Global healthcare firm Merck & Co., Inc. (NYSE: MRK) also released third-quarter earnings today. Earnings fell some 35 percent due to the company’s loss of exclusivity of the drug Singulair and restructuring of its research and development segment. Merck reported a profit of $1.12 billion, or $0.38 a share, down from $1.73 billion, or $0.56 a share, in 2012. Adjusted earnings were down at $0.92 from $0.95. Revenue dipped 4 percent to $11.03 billion and was down 2 percent exclusive of currency fluctuations.

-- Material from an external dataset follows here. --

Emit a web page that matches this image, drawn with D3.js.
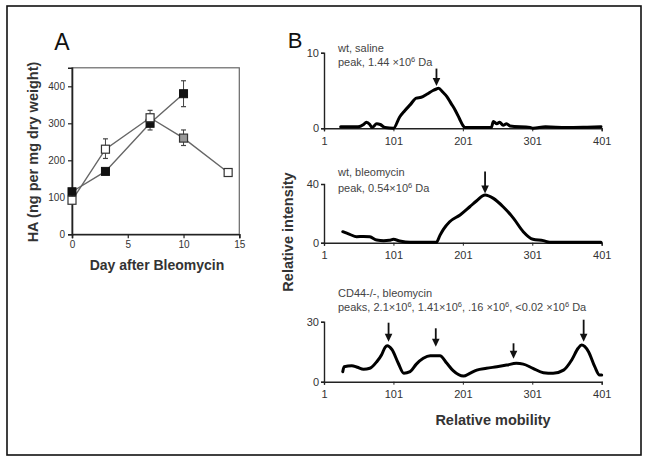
<!DOCTYPE html>
<html><head><meta charset="utf-8">
<script src="https://cdn.jsdelivr.net/npm/d3@7"></script>
<style>
body{margin:0;background:#fff;}
text{font-family:"Liberation Sans",Arial,Helvetica,sans-serif;}
</style></head>
<body>
<svg id="c" width="649" height="464"></svg>
<script>
// ---------- Panel A data ----------
const daysBlack = [0, 3, 7, 10];
const haBlack   = [115, 170, 300, 380];
const errBlackLo = [0, 0, 18, 35];
const errBlackHi = [0, 0, 0, 35];
const daysOpen  = [0, 3, 7, 10, 14];
const haOpen    = [92, 230, 315, 260, 167];
const errOpenLo = [0, 25, 0, 20, 0];
const errOpenHi = [0, 28, 20, 22, 0];
const openFill  = ["#fff", "#fff", "#fff", "#999", "#fff"];
const aXTicks = [0, 5, 10, 15];
const aYTicks = [0, 100, 200, 300, 400];

// ---------- Panel B data ----------
const mobTicks = [1, 101, 201, 301, 401];
const salineMob = [25,50,58,62,67,70,77,82,89,101,110,117,125,134,141,149,158,163,166,172,178,184,190,196,201,204,242,245,250,254,259,264,269,298,302,320,350,380,400];
const salineVal = [0.2,0.2,0.5,0.8,0.5,0.1,0.6,0.5,0.1,0,1.5,2.3,3.1,4.0,4.1,4.5,5.0,5.2,5.3,4.8,4.2,3.3,2.4,1.3,0.4,0.1,0.1,0.9,0.6,0.8,0.4,0.6,0.3,0.1,0,0.2,0.1,0.15,0.2];
const bleoMob = [28,38,48,58,67,77,87,95,101,110,125,163,168,173,182,197,211,221,233,245,259,274,288,302,317,326,360,400];
const bleoVal = [7.5,5.7,4.1,4.3,4,1.8,1.4,1.6,2.3,1.2,0.3,0.3,5,9.1,14.3,18.9,24.5,28.6,32.5,30.2,24.5,16.6,7.5,2.3,1.4,0.3,0.3,0.3];
const cd44Mob = [28,30,41,49,58,67,77,84,89,92,99,108,116,125,134,144,154,168,178,187,202,211,221,235,250,264,278,288,302,317,331,346,358,367,372,382,391,398,401];
const cd44Val = [5,7.5,8,7.2,6.2,6.7,10,13.5,17.2,18,16,9.2,4.2,5,8.8,11.7,13,13,9.2,5.5,2.8,4.2,5.8,6.7,7.5,8.3,9.2,8.8,6.7,4.5,4.2,5.8,11,16.7,18.3,15,7.5,3.3,3.3];
const arrowsSaline = [{m:163, top:7.9, bot:5.6}];
const arrowsBleo   = [{m:233, top:48.5, bot:33.5}];
const arrowsCd44   = [{m:94, top:29.5, bot:20}, {m:162, top:26.7, bot:17.5}, {m:274, top:19.2, bot:11.5}, {m:375, top:31, bot:20}];

const svg = d3.select("#c");
const tickCol = "#333";

// outer frame
svg.append("rect").attr("x",7).attr("y",6).attr("width",634).attr("height",449)
  .attr("fill","none").attr("stroke","#111").attr("stroke-width",1.6);

// ================= Panel A =================
const ax = d3.scaleLinear().domain([0,15]).range([72,239.3]);
const ay = d3.scaleLinear().domain([0,450]).range([234.3,67.8]);
const gA = svg.append("g");
gA.append("rect").attr("x",ax(0)).attr("y",ay(450)).attr("width",ax(15)-ax(0)).attr("height",ay(0)-ay(450))
  .attr("fill","none").attr("stroke","#666").attr("stroke-width",1.2);
const axB = gA.append("g").attr("transform",`translate(0,${ay(0)})`)
  .call(d3.axisBottom(ax).tickValues(aXTicks).tickSize(4).tickPadding(3));
const axL = gA.append("g").attr("transform",`translate(${ax(0)},0)`)
  .call(d3.axisLeft(ay).tickValues(aYTicks).tickSize(4).tickPadding(3));
[axB, axL].forEach(g=>{
  g.select(".domain").attr("stroke","#222").attr("stroke-width",1.6);
  g.selectAll(".tick line").attr("stroke","#222").attr("stroke-width",1.2);
  g.selectAll("text").attr("font-size",10).attr("fill",tickCol).attr("font-family","Liberation Sans, Arial, sans-serif");
});

const line = d3.line();
const blackPts = daysBlack.map((d,i)=>[ax(d), ay(haBlack[i])]);
const openPts = daysOpen.map((d,i)=>[ax(d), ay(haOpen[i])]);
gA.append("path").attr("d",line(openPts)).attr("fill","none").attr("stroke","#666").attr("stroke-width",1.4);
gA.append("path").attr("d",line(blackPts)).attr("fill","none").attr("stroke","#666").attr("stroke-width",1.4);

function errBars(days, vals, lo, hi){
  days.forEach((d,i)=>{
    const x = ax(d);
    if(hi[i]>0){
      gA.append("line").attr("x1",x).attr("x2",x).attr("y1",ay(vals[i])).attr("y2",ay(vals[i]+hi[i])).attr("stroke","#444").attr("stroke-width",1);
      gA.append("line").attr("x1",x-2.5).attr("x2",x+2.5).attr("y1",ay(vals[i]+hi[i])).attr("y2",ay(vals[i]+hi[i])).attr("stroke","#444").attr("stroke-width",1.2);
    }
    if(lo[i]>0){
      gA.append("line").attr("x1",x).attr("x2",x).attr("y1",ay(vals[i])).attr("y2",ay(vals[i]-lo[i])).attr("stroke","#444").attr("stroke-width",1);
      gA.append("line").attr("x1",x-2.5).attr("x2",x+2.5).attr("y1",ay(vals[i]-lo[i])).attr("y2",ay(vals[i]-lo[i])).attr("stroke","#444").attr("stroke-width",1.2);
    }
  });
}
errBars(daysBlack, haBlack, errBlackLo, errBlackHi);
errBars(daysOpen, haOpen, errOpenLo, errOpenHi);

const sq = 8;
gA.selectAll(".bsq").data(daysBlack).enter().append("rect")
  .attr("x",(d)=>ax(d)-sq/2).attr("y",(d,i)=>ay(haBlack[i])-sq/2).attr("width",sq).attr("height",sq)
  .attr("fill","#111").attr("stroke","#111");
gA.selectAll(".osq").data(daysOpen).enter().append("rect")
  .attr("x",(d)=>ax(d)-sq/2).attr("y",(d,i)=>ay(haOpen[i])-sq/2).attr("width",sq).attr("height",sq)
  .attr("fill",(d,i)=>openFill[i]).attr("stroke","#333").attr("stroke-width",1.2);

svg.append("text").attr("x",62).attr("y",50).attr("text-anchor","middle").attr("font-size",23).attr("fill","#111").text("A");
svg.append("text").attr("x",157).attr("y",270).attr("text-anchor","middle").attr("font-size",14).attr("font-weight","bold").attr("fill","#333").text("Day after Bleomycin");
svg.append("text").attr("transform","translate(38,152) rotate(-90)").attr("text-anchor","middle").attr("font-size",14.5).attr("font-weight","bold").attr("fill","#333").text("HA (ng per mg dry weight)");

// ================= Panel B =================
const bx = d3.scaleLinear().domain([1,401]).range([324,601.7]);
svg.append("text").attr("x",295).attr("y",48).attr("text-anchor","middle").attr("font-size",22).attr("fill","#111").text("B");

function subplot(mob, val, yMax, y0, yTop, arrows, labels, tspans){
  const y = d3.scaleLinear().domain([0,yMax]).range([y0,yTop]);
  const g = svg.append("g");
  const xa = g.append("g").attr("transform",`translate(0,${y0})`)
    .call(d3.axisBottom(bx).tickValues(mobTicks).tickSize(3).tickPadding(6));
  const ya = g.append("g").attr("transform",`translate(${bx(1)},0)`)
    .call(d3.axisLeft(y).tickValues([0,yMax]).tickSize(3).tickPadding(2));
  [xa, ya].forEach(a=>{
    a.select(".domain").attr("stroke","#222").attr("stroke-width",1.4);
    a.selectAll(".tick line").attr("stroke","#222");
    a.selectAll("text").attr("font-size",11).attr("fill",tickCol).attr("font-family","Liberation Sans, Arial, sans-serif");
  });
  const pts = mob.map((m,i)=>[bx(m), y(val[i])]);
  g.append("path").attr("d",d3.line().curve(d3.curveMonotoneX)(pts)).attr("fill","none")
    .attr("stroke","#000").attr("stroke-width",3).attr("stroke-linejoin","round").attr("stroke-linecap","round");
  arrows.forEach(a=>{
    const x = bx(a.m), yt = y(a.top), yb = y(a.bot);
    g.append("line").attr("x1",x).attr("x2",x).attr("y1",yt).attr("y2",yb-6).attr("stroke","#111").attr("stroke-width",1.8);
    g.append("path").attr("d",`M${x-3.8},${yb-8} L${x+3.8},${yb-8} L${x},${yb} Z`).attr("fill","#111");
  });
  labels.forEach((t,i)=>{
    const tx = g.append("text").attr("x",338).attr("y",tspans[i]).attr("font-size",11).attr("fill","#444");
    t.forEach(part=>{
      const ts = tx.append("tspan").text(part.t);
      if(part.sup){ ts.attr("font-size",7.5).attr("dy",-4); }
      else if(part.after){ ts.attr("dy",4); }
    });
  });
}

subplot(salineMob, salineVal, 10, 128.3, 52.7, arrowsSaline,
  [[{t:"wt, saline"}],
   [{t:"peak, 1.44 ×10"},{t:"6",sup:true},{t:" Da",after:true}]],
  [52, 65.5]);
subplot(bleoMob, bleoVal, 40, 242.7, 184, arrowsBleo,
  [[{t:"wt, bleomycin"}],
   [{t:"peak, 0.54×10"},{t:"6",sup:true},{t:" Da",after:true}]],
  [175.5, 191.5]);
subplot(cd44Mob, cd44Val, 30, 381.7, 321.7, arrowsCd44,
  [[{t:"CD44-/-, bleomycin"}],
   [{t:"peaks, 2.1×10"},{t:"6",sup:true},{t:", 1.41×10",after:true},{t:"6",sup:true},{t:", .16 ×10",after:true},{t:"6",sup:true},{t:", <0.02 ×10",after:true},{t:"6",sup:true},{t:" Da",after:true}]],
  [297, 310.5]);

svg.append("text").attr("transform","translate(293,232) rotate(-90)").attr("text-anchor","middle").attr("font-size",14.5).attr("font-weight","bold").attr("fill","#333").text("Relative intensity");
svg.append("text").attr("x",493).attr("y",425).attr("text-anchor","middle").attr("font-size",14.5).attr("font-weight","bold").attr("fill","#333").text("Relative mobility");
</script>
</body></html>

This quarter we delivered solid financial results, with strong contributions from our vaccine, immunology and HIV businesses, and effective cost management,” said Kenneth C. Frazier, chairman and chief executive officer, Merck. “We are improving productivity and focusing our R&D and commercial resources more precisely to enable our investments in the best opportunities for innovation and growth. We are encouraged that our combination hepatitis C regimen has joined our anti-PD-1 immunotherapy in being designated as a ‘breakthrough therapy’ by the FDA.”

Diversified holding company Loews Corporation (NYSE: L) saw net income for the 2013 third quarter of $282 million, or $0.73 per share, compared to $177 million, or $0.45 per share, in the same quarter in 2012. Net income for the nine months ended September 30, 2013 was $793 million, or $2.03 per share, compared to $600 million, or $1.51 per share, in the prior year period. In addition, during the three and nine months ended September 30, 2013, the company purchased 0.9 million and 4.9 million shares of its common stock at cost of $41 million and $218 million.

A conference call to discuss the third-quarter results of Loews Corporation has been scheduled for 11:00 a.m. ET, today.

Disclosure: The author has no position in the stocks mentioned in this article, and does not intend to initiate any position in the next 48 hours.